Block established the committee in September 2020. Since then, the group, which includes students, faculty members, administrators and alumni, invited participants including members of the Bruin community and representatives of tribal organizations to engage in seven “hearing sessions,” and received written input from others to help inform the policy. The committee also reviewed policies at other universities. The last steps in formalizing the plan were a 30-day public review of the draft report and a virtual campus forum, at which highlights of the draft were presented.

The report calls for the chancellor to appoint a campus official to coordinate the intake process and consideration of proposals from the campus community. That appointee and another who will be selected by the UCLA Academic Senate will become co-chairs of the next iteration of the naming committee, which will include students, staff, faculty, alumni, emeriti and representatives of traditional stewards of the land now occupied by campus, as well as members of the Office of Equity, Diversity and Inclusion; UCLA Strategic Communications; UCLA Library; and UCLA Legal Affairs.

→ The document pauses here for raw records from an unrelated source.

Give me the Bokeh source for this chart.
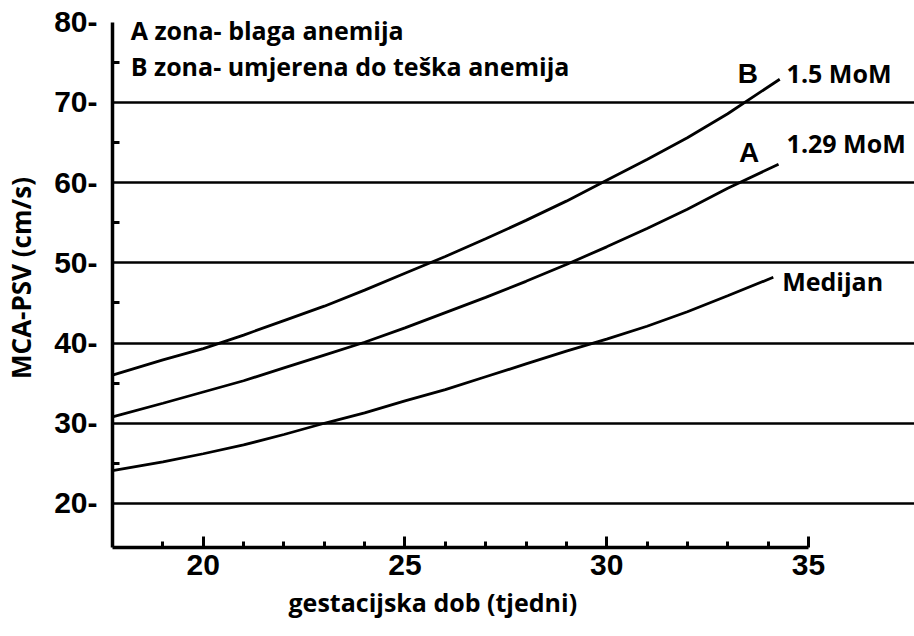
import math
from bokeh.plotting import figure
from bokeh.models import Range1d, FixedTicker, Label, Title
from bokeh.embed import file_html
from bokeh.resources import INLINE

# ---- data ----
weeks = [17.75, 19, 20, 21, 22, 23, 24, 25, 26, 27, 28, 29, 30, 31, 32, 33]
median_vals = [24.1, 25.2, 26.2, 27.3, 28.6, 30.0, 31.3, 32.8, 34.2, 35.8, 37.4, 39.0, 40.5, 42.1, 43.9, 45.9]
mom129_vals = [30.8, 32.5, 33.9, 35.3, 36.9, 38.5, 40.1, 41.9, 43.8, 45.7, 47.7, 49.8, 52.0, 54.3, 56.7, 59.3]
mom15_vals = [36.0, 37.9, 39.3, 41.0, 42.8, 44.6, 46.6, 48.7, 50.8, 53.0, 55.3, 57.7, 60.3, 62.9, 65.6, 68.6]
end_week = {"median": 34.13, "mom129": 34.26, "mom15": 34.29}
end_val = {"median": 48.2, "mom129": 62.3, "mom15": 72.9}

x_major = [20, 25, 30, 35]
x_minor = [19, 21, 22, 23, 24, 26, 27, 28, 29, 31, 32, 33, 34]
y_major = [20, 30, 40, 50, 60, 70, 80]
y_tick_labels = ["20-", "30-", "40-", "50-", "60-", "70-", "80-"]
y_minor = [25, 35, 45, 55, 65, 75]
grid_vals = [20, 30, 40, 50, 60, 70]

TICKFONT = "Liberation Sans"
SANS = "Open Sans"

p = figure(width=914, height=636,
           x_range=Range1d(17.75, 37.63), y_range=Range1d(14.51, 81.72),
           output_backend="svg", toolbar_location=None,
           min_border_left=111, min_border_right=0,
           min_border_top=8, min_border_bottom=89)
p.outline_line_color = None
p.background_fill_color = "white"
p.border_fill_color = "white"

# grid
p.xgrid.visible = False
p.ygrid.ticker = FixedTicker(ticks=grid_vals)
p.ygrid.bounds = (17.75, 35)
p.ygrid.grid_line_color = "black"
p.ygrid.grid_line_width = 2.7

# x axis
xa = p.xaxis[0]
xa.ticker = FixedTicker(ticks=x_major, minor_ticks=x_minor)
xa.bounds = (17.75, 35)
xa.axis_line_width = 3.5
xa.axis_line_color = "black"
xa.major_tick_in = 11
xa.major_tick_out = 0
xa.minor_tick_in = 6
xa.minor_tick_out = 0
xa.major_tick_line_width = 3
xa.minor_tick_line_width = 3
xa.major_tick_line_color = "black"
xa.minor_tick_line_color = "black"
xa.major_label_text_font = TICKFONT
xa.major_label_text_font_style = "bold"
xa.major_label_text_font_size = "30px"
xa.major_label_text_color = "black"
xa.major_label_standoff = 7

# y axis
ya = p.yaxis[0]
ya.ticker = FixedTicker(ticks=y_major, minor_ticks=y_minor)
ya.major_label_overrides = {v: s for v, s in zip(y_major, y_tick_labels)}
ya.bounds = (14.51, 80)
ya.axis_line_width = 3.5
ya.axis_line_color = "black"
ya.major_tick_in = 0
ya.major_tick_out = 0
ya.minor_tick_in = 7
ya.minor_tick_out = 0
ya.minor_tick_line_width = 3
ya.minor_tick_line_color = "black"
ya.major_label_text_font = TICKFONT
ya.major_label_text_font_style = "bold"
ya.major_label_text_font_size = "30px"
ya.major_label_text_color = "black"
ya.major_label_standoff = 15
ya.axis_label = "MCA-PSV (cm/s)"
ya.axis_label_text_font = SANS
ya.axis_label_text_font_style = "bold"
ya.axis_label_text_font_size = "26px"
ya.axis_label_text_color = "black"
ya.axis_label_standoff = 12

# x axis label as a title below the axis
xt = Title(text="gestacijska dob (tjedni)", align="left", offset=176,
           text_font=SANS, text_font_style="bold", text_font_size="25px",
           text_color="black", standoff=10)
p.add_layout(xt, "below")

# curves
for key, vals in (("median", median_vals), ("mom129", mom129_vals), ("mom15", mom15_vals)):
    xs = weeks + [end_week[key]]
    ys = vals + [end_val[key]]
    p.line(xs, ys, line_color="black", line_width=2.8)

def lab(x, y, text, font=SANS, size="25px", align="left"):
    p.add_layout(Label(x=x, y=y, text=text, text_font=font, text_font_style="bold",
                       text_font_size=size, text_color="black", text_align=align,
                       text_baseline="middle"))

lab(18.20, 79.07, "A zona- blaga anemija")
lab(18.20, 74.51, "B zona- umjerena do teška anemija")
lab(34.46, 73.65, "1.5 MoM")
lab(34.46, 64.90, "1.29 MoM")
lab(34.35, 47.70, "Medijan")
lab(33.50, 73.61, "B", font=TICKFONT, size="28px", align="center")
lab(33.53, 63.82, "A", font=TICKFONT, size="28px", align="center")

open("out.html", "w").write(file_html(p, INLINE))
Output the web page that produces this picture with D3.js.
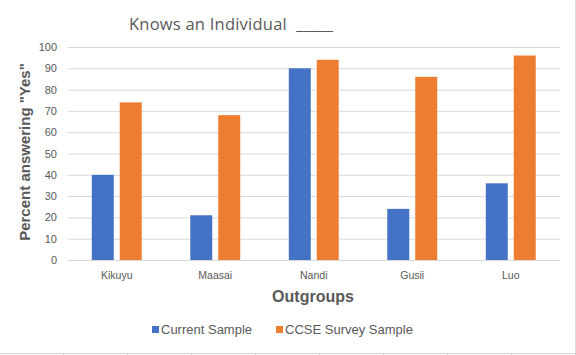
<!DOCTYPE html>
<html><head><meta charset="utf-8">
<script src="https://cdn.jsdelivr.net/npm/d3@7"></script>
<style>body{margin:0;background:#fff;}svg{display:block;}</style>
</head><body>
<svg id="chart" width="576" height="355"></svg>
<script>
const categories = ["Kikuyu", "Maasai", "Nandi", "Gusii", "Luo"];
const seriesNames = ["Current Sample", "CCSE Survey Sample"];
const currentSample = [40, 21, 90, 24, 36];
const ccseSample = [74, 68, 94, 86, 96];
const yTicks = [0, 10, 20, 30, 40, 50, 60, 70, 80, 90, 100];
const colors = ["#4472C4", "#ED7D31"];

const svg = d3.select("#chart");
const W = 576, H = 355;
const plotL = 67.5, plotR = 560, plotT = 47, plotB = 260;
const txt = "#595959";
const font = "'Liberation Sans', Arial, sans-serif";

svg.append("rect").attr("width", W).attr("height", H).attr("fill", "#fff");

// spreadsheet frame lines
svg.append("line").attr("x1", 575.5).attr("x2", 575.5).attr("y1", 0).attr("y2", 353)
  .attr("stroke", "#d9d9d9");
svg.append("line").attr("x1", 0).attr("x2", W).attr("y1", 353.5).attr("y2", 353.5)
  .attr("stroke", "#d0d0d0");
d3.range(63.5, 576, 64).forEach(xv => {
  svg.append("line").attr("x1", xv).attr("x2", xv).attr("y1", 353).attr("y2", 355).attr("stroke", "#d0d0d0");
});

const y = d3.scaleLinear().domain([0, 100]).range([plotB, plotT]);
const x0 = d3.scaleBand().domain(categories).range([plotL, plotR]).paddingInner(0.493).paddingOuter(0.2465);
const x1 = d3.scaleBand().domain(seriesNames).range([0, x0.bandwidth()]).paddingInner(0.214).paddingOuter(0);

// gridlines
const yAxis = d3.axisLeft(y).tickValues(yTicks).tickSize(-(plotR - plotL)).tickPadding(10);
const gy = svg.append("g").attr("transform", `translate(${plotL},0)`).call(yAxis);
gy.select(".domain").remove();
gy.selectAll(".tick line").attr("stroke", "#d9d9d9").attr("stroke-width", 1);
gy.selectAll(".tick text").attr("fill", txt).attr("font-family", font).attr("font-size", 11).attr("x", -10.5);

// bars
const data = categories.map((c, i) => ({cat: c, vals: [currentSample[i], ccseSample[i]]}));
const groups = svg.append("g").selectAll("g").data(data).join("g")
  .attr("transform", d => `translate(${x0(d.cat)},0)`);
groups.selectAll("rect").data(d => d.vals.map((v, j) => ({name: seriesNames[j], v, j})))
  .join("rect")
  .attr("x", d => x1(d.name))
  .attr("width", x1.bandwidth())
  .attr("y", d => y(d.v))
  .attr("height", d => y(0) - y(d.v))
  .attr("fill", d => colors[d.j]);

// x axis labels
const xAxis = d3.axisBottom(x0).tickSize(0).tickPadding(12);
const gx = svg.append("g").attr("transform", `translate(0,${plotB})`).call(xAxis);
gx.select(".domain").remove();
gx.selectAll(".tick text").attr("fill", txt).attr("font-family", font).attr("font-size", 10.5);

// title
svg.append("text").attr("x", 129).attr("y", 30).attr("fill", txt)
  .attr("font-family", "'Open Sans', 'Noto Sans', sans-serif").attr("font-size", 16.5)
  .attr("textLength", 204).attr("lengthAdjust", "spacing")
  .style("white-space", "pre")
  .text("Knows an Individual  _____");

// y axis title
svg.append("text").attr("transform", `translate(30,152) rotate(-90)`).attr("text-anchor", "middle")
  .attr("fill", txt).attr("font-family", font).attr("font-weight", "bold").attr("font-size", 15)
  .text('Percent answering "Yes"');

// x axis title
svg.append("text").attr("x", 313).attr("y", 302).attr("text-anchor", "middle")
  .attr("fill", txt).attr("font-family", font).attr("font-weight", "bold").attr("font-size", 16)
  .text("Outgroups");

// legend
const legendX = [152, 276];
seriesNames.forEach((n, j) => {
  svg.append("rect").attr("x", legendX[j]).attr("y", 326).attr("width", 7).attr("height", 7).attr("fill", colors[j]);
  svg.append("text").attr("x", legendX[j] + 9).attr("y", 334).attr("fill", txt)
    .attr("font-family", font).attr("font-size", 13).text(n);
});
</script>
</body></html>
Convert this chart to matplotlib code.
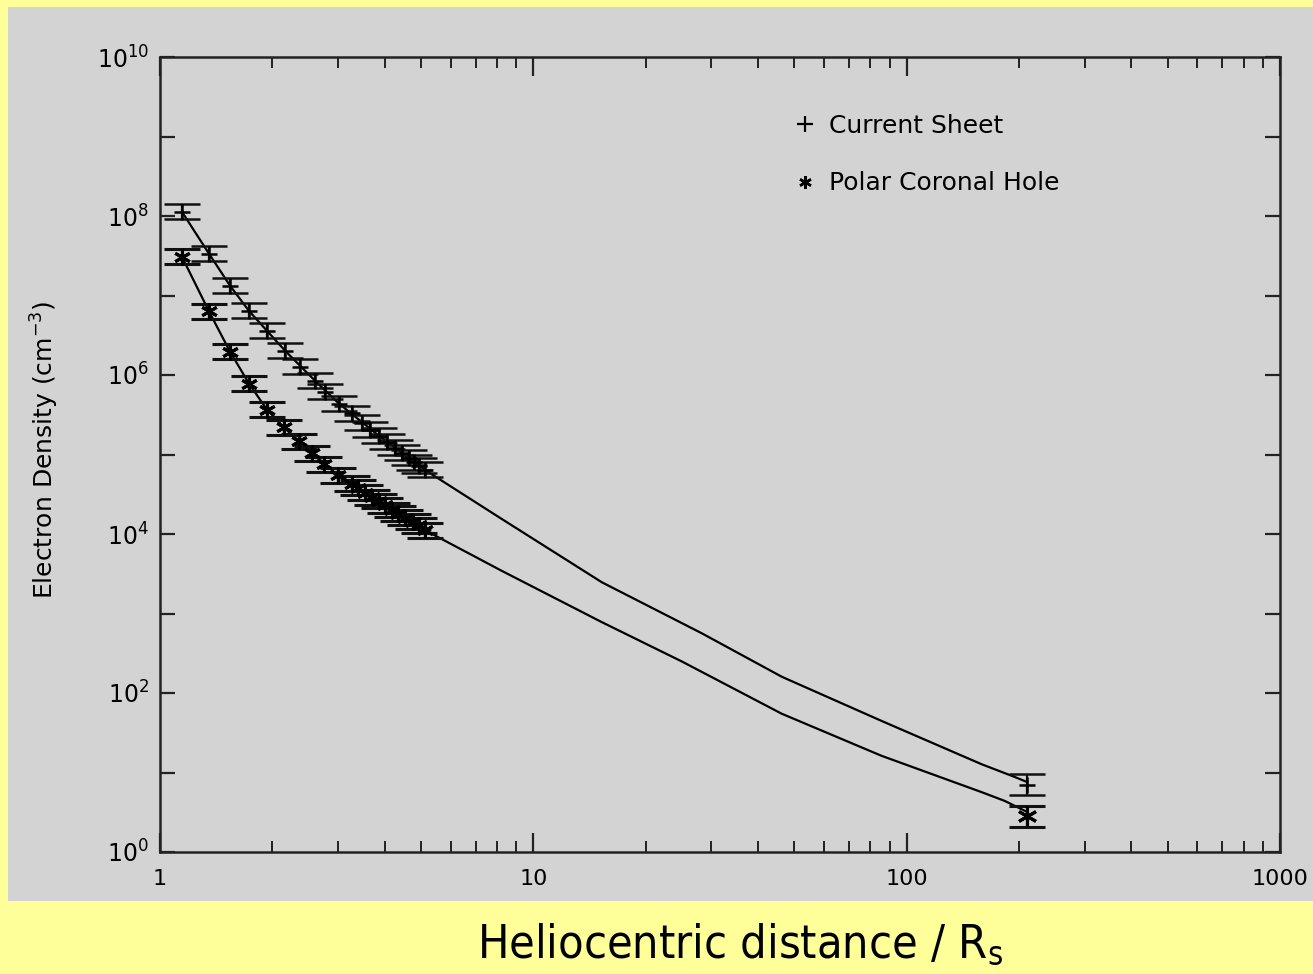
import matplotlib
matplotlib.use("Agg")
import matplotlib.pyplot as plt
from matplotlib.lines import Line2D
from matplotlib.patches import Rectangle
import numpy as np

# ---------------- data ----------------
cs_r = [1.145, 1.353, 1.540, 1.731, 1.934, 2.161, 2.371, 2.600, 2.765, 3.015,
        3.27, 3.475, 3.65, 3.858, 4.05, 4.258, 4.45, 4.642, 4.80, 4.936, 5.123]
cs_n = [1.13e8, 3.35e7, 1.33e7, 6.4e6, 3.6e6, 2.03e6, 1.27e6, 8.5e5, 6.2e5, 4.37e5,
        3.3e5, 2.5e5, 2.05e5, 1.72e5, 1.45e5, 1.22e5, 1.05e5, 9.1e4, 8.0e4, 7.2e4, 6.4e4]

pch_r = [1.145, 1.353, 1.540, 1.731, 1.934, 2.146, 2.356, 2.56, 2.75, 3.0,
         3.26, 3.40, 3.54, 3.70, 3.86, 4.0, 4.18, 4.35, 4.53, 4.75, 4.94, 5.12]
pch_n = [3.07e7, 6.3e6, 1.97e6, 7.8e5, 3.67e5, 2.2e5, 1.46e5, 1.03e5, 7.5e4, 5.45e4,
         4.3e4, 3.8e4, 3.3e4, 2.9e4, 2.6e4, 2.3e4, 2.0e4, 1.8e4, 1.6e4, 1.42e4, 1.28e4, 1.12e4]

err_factor = 1.24  # multiplicative error of coronal points

au_r = [210.0]
cs_au_n = [7.0]
cs_au_lo = [5.2]
cs_au_hi = [9.6]
pch_au_n = [2.8]
pch_au_lo = [2.05]
pch_au_hi = [3.75]

cs_fit_r = [1.145, 1.353, 1.54, 1.731, 1.934, 2.161, 2.6, 3.015, 3.858, 5.123,
            8.24, 15.26, 28.3, 46.3, 85.7, 158.8, 194.6, 210]
cs_fit_n = [1.13e8, 3.35e7, 1.33e7, 6.4e6, 3.6e6, 2.03e6, 8.5e5, 4.37e5, 1.72e5, 6.4e4,
            1.54e4, 2.47e3, 562, 160, 44.5, 12.7, 8.8, 7.6]

pch_fit_r = [1.145, 1.353, 1.54, 1.731, 1.934, 2.146, 2.56, 3.0, 3.86, 5.12,
             8.24, 15.26, 25.0, 46.3, 85.7, 158.8, 182.9, 210]
pch_fit_n = [3.07e7, 6.3e6, 1.97e6, 7.8e5, 3.67e5, 2.2e5, 1.03e5, 5.45e4, 2.6e4, 1.12e4,
             3.43e3, 778, 249, 54.8, 16.2, 5.66, 4.4, 3.2]

x_ticks = [1, 10, 100, 1000]
x_ticklabels = ["1", "10", "100", "1000"]
y_ticks = [10.0**k for k in range(0, 11)]
y_ticklabels = [r"$\mathregular{10^{%d}}$" % k if k % 2 == 0 else "" for k in range(0, 11)]

legend_labels = ["Current Sheet", "Polar Coronal Hole"]
xlabel_text = r"Heliocentric distance / R$_\mathregular{s}$"
ylabel_text = r"Electron Density (cm$^\mathregular{-3}$)"

# ---------------- style ----------------
YELLOW = "#FFFF99"
GRAY = "#D3D3D3"
W, H = 1313, 974

fig = plt.figure(figsize=(W / 100, H / 100), dpi=100, facecolor=YELLOW)
fig.patches.append(Rectangle((8 / W, 1 - 901 / H), (W - 8) / W, (901 - 7) / H,
                             transform=fig.transFigure, facecolor=GRAY,
                             edgecolor="none", zorder=-10))

left, right, top, bottom = 160, 1280, 57, 852
ax = fig.add_axes([left / W, 1 - bottom / H, (right - left) / W, (bottom - top) / H])
ax.set_facecolor(GRAY)
ax.set_xscale("log")
ax.set_yscale("log")
ax.set_xlim(1, 1000)
ax.set_ylim(1, 1e10)

def logerr(vals):
    v = np.asarray(vals)
    return np.vstack([v - v / err_factor, v * err_factor - v])

ekw = dict(ls="none", color="black", ecolor="#111111", elinewidth=1.6,
           capsize=13, capthick=2.2, zorder=3)

ax.errorbar(cs_r, cs_n, yerr=logerr(cs_n), marker="+", ms=11, mew=1.8, **ekw)
ax.errorbar(pch_r, pch_n, yerr=logerr(pch_n), marker=(6, 2, 0), ms=12, mew=2.2, **ekw)

cs_au = np.asarray(cs_au_n)
ax.errorbar(au_r, cs_au_n, yerr=[cs_au - np.asarray(cs_au_lo), np.asarray(cs_au_hi) - cs_au],
            marker="+", ms=12, mew=1.8, **ekw)
pch_au = np.asarray(pch_au_n)
ax.errorbar(au_r, pch_au_n, yerr=[pch_au - np.asarray(pch_au_lo), np.asarray(pch_au_hi) - pch_au],
            marker=(6, 2, 0), ms=14, mew=2.2, **ekw)

ax.plot(cs_fit_r, cs_fit_n, color="black", lw=1.6, zorder=2)
ax.plot(pch_fit_r, pch_fit_n, color="black", lw=1.6, zorder=2)

for s in ax.spines.values():
    s.set_linewidth(1.8)
    s.set_color("#222222")

ax.set_xticks(x_ticks)
ax.set_xticklabels(x_ticklabels)
ax.set_yticks(y_ticks)
ax.set_yticklabels(y_ticklabels)
ax.yaxis.set_minor_locator(matplotlib.ticker.NullLocator())
ax.xaxis.set_minor_locator(matplotlib.ticker.LogLocator(base=10, subs=np.arange(2, 10)))
ax.xaxis.set_minor_formatter(matplotlib.ticker.NullFormatter())
ax.tick_params(which="both", direction="in", top=True, right=True, color="#222222")
ax.tick_params(axis="x", which="major", length=14, width=1.6, pad=12, labelsize=16)
ax.tick_params(axis="x", which="minor", length=8, width=1.4)
ax.tick_params(axis="y", which="major", length=11, width=1.6, pad=8, labelsize=17)

handles = [Line2D([], [], ls="none", marker="+", ms=11, mew=1.6, color="black"),
           Line2D([], [], ls="none", marker=(6, 2, 0), ms=9, mew=1.8, color="black")]
ax.legend(handles, legend_labels, loc="upper left", bbox_to_anchor=(0.547, 0.957),
          frameon=False, fontsize=18, handlelength=0.8, handletextpad=0.55,
          labelspacing=1.35)

fig.text(45 / W, 1 - 450 / H, ylabel_text, rotation=90, ha="center", va="center",
         fontsize=18)
fig.text(740 / W, 1 - 945 / H, xlabel_text, ha="center", va="center",
         fontsize=33.5, family="DejaVu Sans", fontstretch="condensed")

fig.savefig("out.png", dpi=100, facecolor=YELLOW)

Moving forward, the committee will be charged with considering specific proposals, including issues ranging from the history and legacy of proposed namesakes to the appropriateness of the proposed locations. The report states that “the significance of the honoree’s connection to or impact upon the UCLA community and its academic mission” should be the key factors “in determining whether to name buildings and spaces after an individual,” as opposed to the person’s contributions to the broader community or society.

In addition, the committee will consider requests for unnaming facilities “due to misalignment of the initial honoree’s conduct or speech with UCLA’s values,” the report says.

“Conferring a name on a building or outdoor space is one of the highest distinctions UCLA can bestow,” said Carole Goldberg, Jonathan D. Varat Distinguished Professor of Law emerita and a member of the committee. “This plan will allow current and future Bruins to honor those who have played a key role in the history of UCLA, including and especially those who have not received appropriate recognition in the past.”